==== TASK INPUT ====

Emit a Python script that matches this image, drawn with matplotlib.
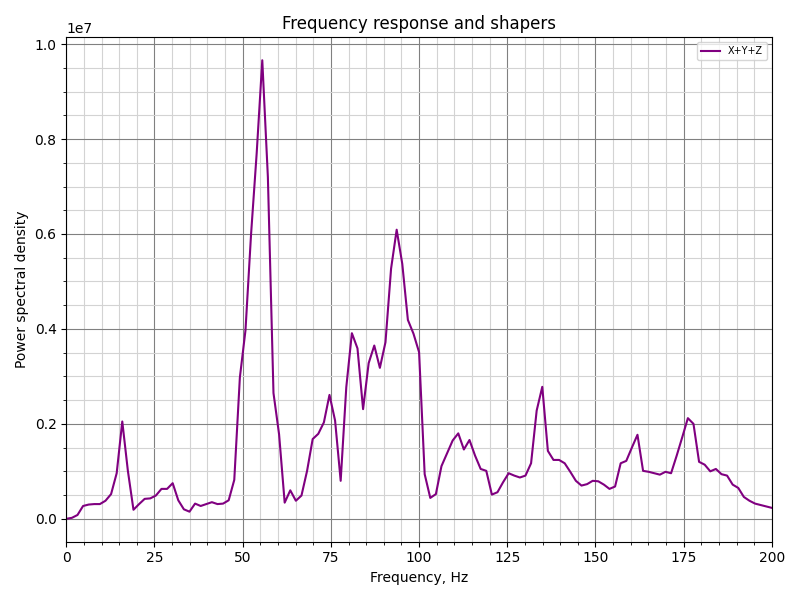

====
==== TASK INPUT ====

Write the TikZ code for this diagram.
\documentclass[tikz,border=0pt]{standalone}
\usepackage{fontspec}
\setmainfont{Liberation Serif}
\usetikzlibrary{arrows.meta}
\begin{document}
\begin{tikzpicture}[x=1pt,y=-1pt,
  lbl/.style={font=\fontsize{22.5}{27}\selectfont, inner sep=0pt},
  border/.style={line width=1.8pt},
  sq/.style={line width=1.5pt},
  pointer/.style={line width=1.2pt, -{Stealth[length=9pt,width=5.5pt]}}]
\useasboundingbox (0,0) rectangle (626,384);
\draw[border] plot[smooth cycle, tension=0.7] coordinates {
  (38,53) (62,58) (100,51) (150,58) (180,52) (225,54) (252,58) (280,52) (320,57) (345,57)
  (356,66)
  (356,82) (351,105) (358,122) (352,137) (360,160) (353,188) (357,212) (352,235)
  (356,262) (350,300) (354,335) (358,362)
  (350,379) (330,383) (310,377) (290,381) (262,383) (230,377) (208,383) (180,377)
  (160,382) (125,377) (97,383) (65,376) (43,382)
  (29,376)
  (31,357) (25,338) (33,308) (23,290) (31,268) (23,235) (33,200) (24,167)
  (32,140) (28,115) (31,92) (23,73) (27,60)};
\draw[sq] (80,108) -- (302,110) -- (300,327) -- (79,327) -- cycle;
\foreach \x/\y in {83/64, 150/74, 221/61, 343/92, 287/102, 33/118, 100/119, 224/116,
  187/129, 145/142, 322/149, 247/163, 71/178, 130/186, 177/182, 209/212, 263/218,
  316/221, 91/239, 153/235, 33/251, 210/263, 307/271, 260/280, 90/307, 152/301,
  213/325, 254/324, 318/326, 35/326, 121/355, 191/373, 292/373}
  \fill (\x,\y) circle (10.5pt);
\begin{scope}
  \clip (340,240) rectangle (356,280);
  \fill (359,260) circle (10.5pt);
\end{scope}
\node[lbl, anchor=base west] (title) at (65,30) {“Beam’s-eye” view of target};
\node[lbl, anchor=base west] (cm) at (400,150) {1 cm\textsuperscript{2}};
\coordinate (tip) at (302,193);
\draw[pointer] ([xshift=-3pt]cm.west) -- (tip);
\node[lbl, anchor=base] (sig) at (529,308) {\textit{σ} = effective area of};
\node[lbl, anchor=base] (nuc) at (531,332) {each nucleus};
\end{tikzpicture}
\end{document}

====

TASK BRIEF
Copy in full each line that holds the word "this".

TASK SOLUTION
Emit a Python script that matches this image, drawn with matplotlib.
Write the TikZ code for this diagram.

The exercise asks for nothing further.